I'm writing a M/R job that processes large time-series-data files written in binary format that looks something like this (new lines here for readability, actual data is continuous, obviously):
TIMESTAMP_1---------------------TIMESTAMP_1
TIMESTAMP_2**********TIMESTAMP_2
TIMESTAMP_3%%%%%%%%%%%%%%%%%%%%%%%%%%%%%%%%%%%TIMESTAMP_3
.. etc
Where timestamp is simply a 8 byte struct, identifiable as such by the first 2 bytes. The actual data is bounded between duplicate value timestamps, as displayed above, and contains one or more predefined structs.
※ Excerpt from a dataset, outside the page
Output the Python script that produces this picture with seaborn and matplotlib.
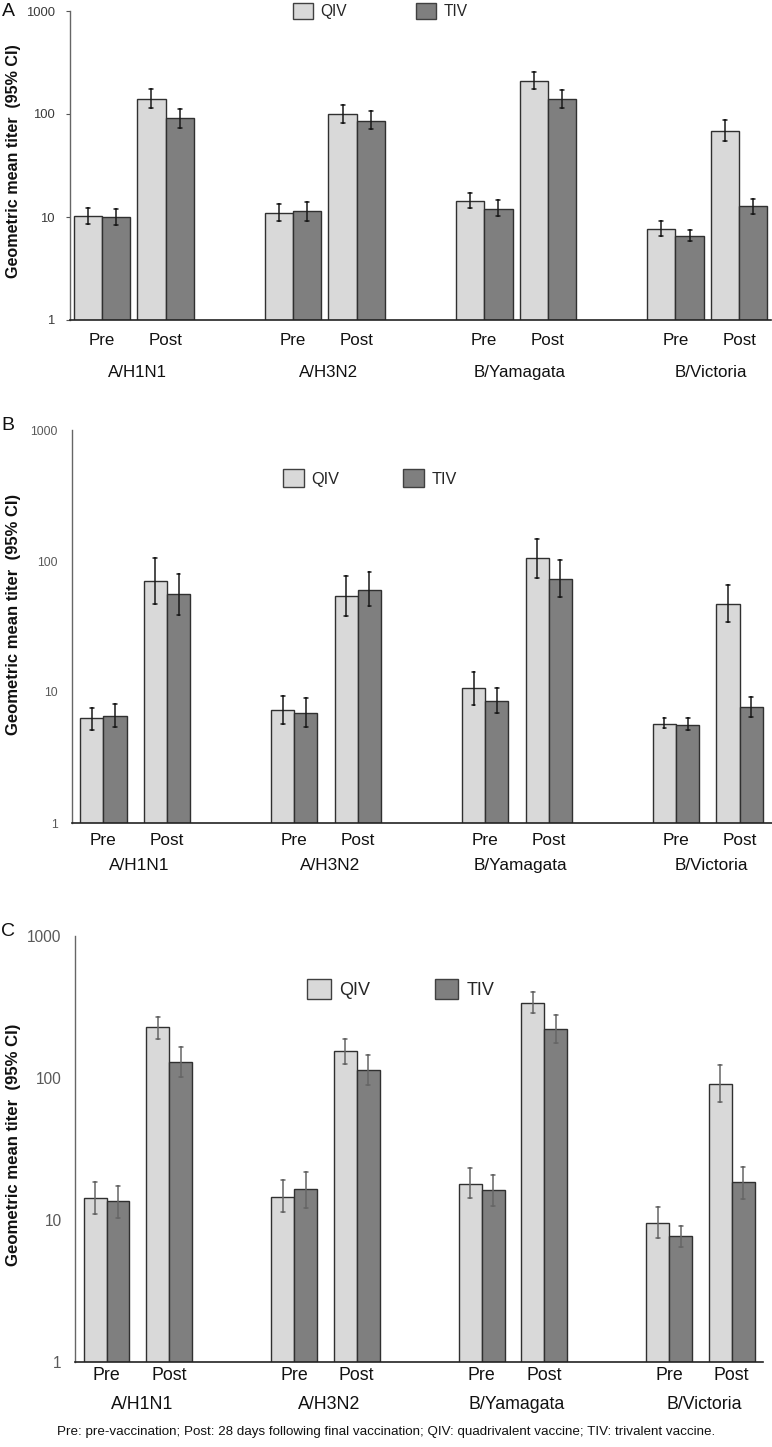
import numpy as np
import pandas as pd
import matplotlib
matplotlib.use("Agg")
import matplotlib.pyplot as plt
import seaborn as sns
from matplotlib.patches import Patch
from matplotlib.ticker import NullLocator

# ── Data (GMT with 95% CI) ───────────────────────────────────────────────────
STRAINS = ["A/H1N1", "A/H3N2", "B/Yamagata", "B/Victoria"]
TIMEPOINTS = ["Pre", "Post"]
VACCINES = ["QIV", "TIV"]

# order of values: H1N1 Pre, H1N1 Post, H3N2 Pre, H3N2 Post, Yam Pre, Yam Post, Vic Pre, Vic Post
a_qiv_gmt = [10.2, 140, 10.9, 100, 14.4, 210, 7.6, 69]
a_qiv_lo  = [8.6, 115, 9.2, 82, 12.1, 175, 6.6, 55]
a_qiv_hi  = [12.2, 176, 13.4, 123, 17.2, 258, 9.2, 87]
a_tiv_gmt = [10.0, 91, 11.5, 86, 12.0, 140, 6.6, 12.7]
a_tiv_lo  = [8.4, 73, 9.2, 71, 10.2, 114, 5.9, 10.7]
a_tiv_hi  = [12.0, 112, 14.1, 106, 14.7, 172, 7.5, 15.1]

b_qiv_gmt = [6.3, 70, 7.3, 54, 10.7, 105, 5.7, 47]
b_qiv_lo  = [5.1, 47, 5.7, 38, 8.0, 74, 5.3, 34]
b_qiv_hi  = [7.6, 105, 9.4, 77, 14.1, 148, 6.3, 66]
b_tiv_gmt = [6.6, 56, 6.9, 60, 8.5, 73, 5.6, 7.7]
b_tiv_lo  = [5.4, 39, 5.4, 45, 6.9, 53, 5.1, 6.5]
b_tiv_hi  = [8.1, 79, 9.0, 82, 10.7, 101, 6.3, 9.2]

c_qiv_gmt = [14.4, 227, 14.6, 154, 18.0, 338, 9.6, 90]
c_qiv_lo  = [11.1, 187, 11.3, 126, 14.4, 285, 7.5, 68]
c_qiv_hi  = [18.4, 268, 19.2, 187, 23.2, 403, 12.4, 123]
c_tiv_gmt = [13.5, 130, 16.5, 114, 16.2, 222, 7.7, 18.4]
c_tiv_lo  = [10.4, 102, 12.2, 89, 12.6, 177, 6.5, 14.1]
c_tiv_hi  = [17.4, 166, 21.9, 145, 20.6, 280, 9.1, 23.7]

YTICKS = [1, 10, 100, 1000]
YTICK_LABELS = ["1", "10", "100", "1000"]
FOOTNOTE = ("Pre: pre-vaccination; Post: 28 days following final vaccination; "
            "QIV: quadrivalent vaccine; TIV: trivalent vaccine.")
YLABEL = "Geometric mean titer  (95% CI)"

PALETTE = {"QIV": "#d9d9d9", "TIV": "#7f7f7f"}

W, H = 772, 1447


def build_frame(qiv_gmt, qiv_lo, qiv_hi, tiv_gmt, tiv_lo, tiv_hi):
    """Long frame with lo / gmt / hi rows per bar, so median + 100% interval
    gives the bar height and the CI whiskers."""
    rows = []
    bars = [f"{s} {t}" for s in STRAINS for t in TIMEPOINTS]
    series = {"QIV": (qiv_lo, qiv_gmt, qiv_hi), "TIV": (tiv_lo, tiv_gmt, tiv_hi)}
    for vac, (lo, gmt, hi) in series.items():
        for i, bar in enumerate(bars):
            for v in (lo[i], gmt[i], hi[i]):
                rows.append({"bar": bar, "vaccine": vac, "titer": v})
    return pd.DataFrame(rows)


order = []
for i, s in enumerate(STRAINS):
    if i:
        order.append(f"gap{i}")
    order += [f"{s} {t}" for t in TIMEPOINTS]
tick_pos = [order.index(f"{s} {t}") for s in STRAINS for t in TIMEPOINTS]
tick_lab = [t for s in STRAINS for t in TIMEPOINTS]

panels = [
    dict(letter="A", df=build_frame(a_qiv_gmt, a_qiv_lo, a_qiv_hi, a_tiv_gmt, a_tiv_lo, a_tiv_hi),
         rect=(70, 11, 771, 320), width=0.89, cap=0.12, errc="#1a1a1a",
         ytick_fs=9.4, ytick_c="#3a3a3a", ytick_len=3, ytick_pad=8,
         xtick_fs=12.2, xtick_pad=9.5, grp_y=-0.145,
         leg=(0.318, 1.0), leg_fs=11.2, leg_cs=4.45, ylab_y=161, ylab_fs=11.6, let_y=12),
    dict(letter="B", df=build_frame(b_qiv_gmt, b_qiv_lo, b_qiv_hi, b_tiv_gmt, b_tiv_lo, b_tiv_hi),
         rect=(71.5, 430, 771.5, 823), width=0.73, cap=0.12, errc="#1a1a1a",
         ytick_fs=8.8, ytick_c="#595959", ytick_len=0, ytick_pad=10,
         xtick_fs=12.4, xtick_pad=7, grp_y=-0.088,
         leg=(0.302, 0.877), leg_fs=11.7, leg_cs=3.9, ylab_y=614, ylab_fs=12.0, let_y=425),
    dict(letter="C", df=build_frame(c_qiv_gmt, c_qiv_lo, c_qiv_hi, c_tiv_gmt, c_tiv_lo, c_tiv_hi),
         rect=(75.4, 936, 763, 1362), width=0.73, cap=0.13, errc="#666666",
         ytick_fs=11.2, ytick_c="#595959", ytick_len=0, ytick_pad=10,
         xtick_fs=12.8, xtick_pad=3.5, grp_y=-0.079,
         leg=(0.337, 0.876), leg_fs=13.0, leg_cs=3.6, ylab_y=1145, ylab_fs=12.1, let_y=931),
]

sns.set_style("white")
plt.rcParams["font.family"] = ["Liberation Sans", "DejaVu Sans"]

fig = plt.figure(figsize=(W / 100, H / 100), dpi=100)

for p in panels:
    x0, y0, x1, y1 = p["rect"]
    ax = fig.add_axes([x0 / W, 1 - y1 / H, (x1 - x0) / W, (y1 - y0) / H])

    sns.barplot(
        data=p["df"], x="bar", y="titer", hue="vaccine",
        order=order, hue_order=VACCINES, palette=PALETTE,
        estimator="median", errorbar=("pi", 100),
        width=p["width"], capsize=p["cap"],
        err_kws={"color": p["errc"], "linewidth": 1.1},
        edgecolor="#303030", linewidth=1.0,
        legend=False, ax=ax,
    )

    ax.set_yscale("log")
    ax.set_ylim(1, 1000)
    ax.set_xlim(-0.5, len(order) - 0.5)
    ax.set_yticks(YTICKS)
    ax.set_yticklabels(YTICK_LABELS)
    ax.yaxis.set_minor_locator(NullLocator())
    ax.tick_params(axis="y", labelsize=p["ytick_fs"], labelcolor=p["ytick_c"],
                   length=p["ytick_len"], width=0.8, pad=p["ytick_pad"],
                   left=p["ytick_len"] > 0, color="#555555")
    ax.set_xticks(tick_pos, tick_lab)
    ax.tick_params(axis="x", labelsize=p["xtick_fs"], length=0, pad=p["xtick_pad"],
                   labelcolor="#111111")
    ax.set_xlabel("")
    ax.set_ylabel("")

    sns.despine(ax=ax)
    ax.spines["left"].set_color("#666666")
    ax.spines["left"].set_linewidth(1.0)
    ax.spines["bottom"].set_color("#222222")
    ax.spines["bottom"].set_linewidth(1.2)

    # strain names under each Pre/Post pair
    for s in STRAINS:
        xc = (order.index(f"{s} Pre") + order.index(f"{s} Post")) / 2 + 0.06
        ax.text(xc, p["grp_y"], s, transform=ax.get_xaxis_transform(),
                ha="center", va="top", fontsize=p["xtick_fs"], color="#111111")

    handles = [Patch(facecolor=PALETTE[v], edgecolor="#404040", linewidth=1.0, label=v)
               for v in VACCINES]
    ax.legend(handles=handles, loc="center left", bbox_to_anchor=p["leg"], ncol=2,
              frameon=False, fontsize=p["leg_fs"], handlelength=1.3, handleheight=1.3,
              handletextpad=0.45, columnspacing=p["leg_cs"], borderpad=0,
              borderaxespad=0)

    fig.text(14 / W, 1 - p["ylab_y"] / H, YLABEL, rotation=90, ha="center", va="center",
             fontsize=p["ylab_fs"], fontweight="bold", color="#111111")
    fig.text(8 / W, 1 - p["let_y"] / H, p["letter"], ha="center", va="center",
             fontsize=14, color="#111111")

fig.text(0.5, 1 - 1432 / H, FOOTNOTE, ha="center", va="center", fontsize=9.6,
         color="#111111")

fig.savefig("out.png", dpi=100)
I would like to write a custom InputFormat that will emit the key/value pair to the mappers:
< TIMESTAMP_1, --------------------- >
< TIMESTAMP_2, ********** >
< TIMESTAMP_3, %%%%%%%%%%%%%%%%%%%%%%%%%%%%%%%%%%% >
Logically, I'd like to keep track of the current TIMESTAMP
, and aggregate all the data until that TIMESTAMP
is detected again, then send out my <TIMESTAMP, DATA>
pair as a record. My problem is syncing between splits inside the RecordReader
, so if a certain reader receives the following split
# a split occurs inside my data
reader X: TIMESTAMP_1--------------
reader Y: -------TIMESTAMP_1 TIMESTAMP_2****..
# or inside the timestamp
or even: @@@@@@@TIMES
TAMP_1-------------- ..
What's a good way to approach this? Do I have an easy way to access the file offsets such that my CustomRecordReader
can sync between splits and not lose data? I feel I have some conceptual gaps on how splits are handled, so perhaps an explanation of these may help. thanks.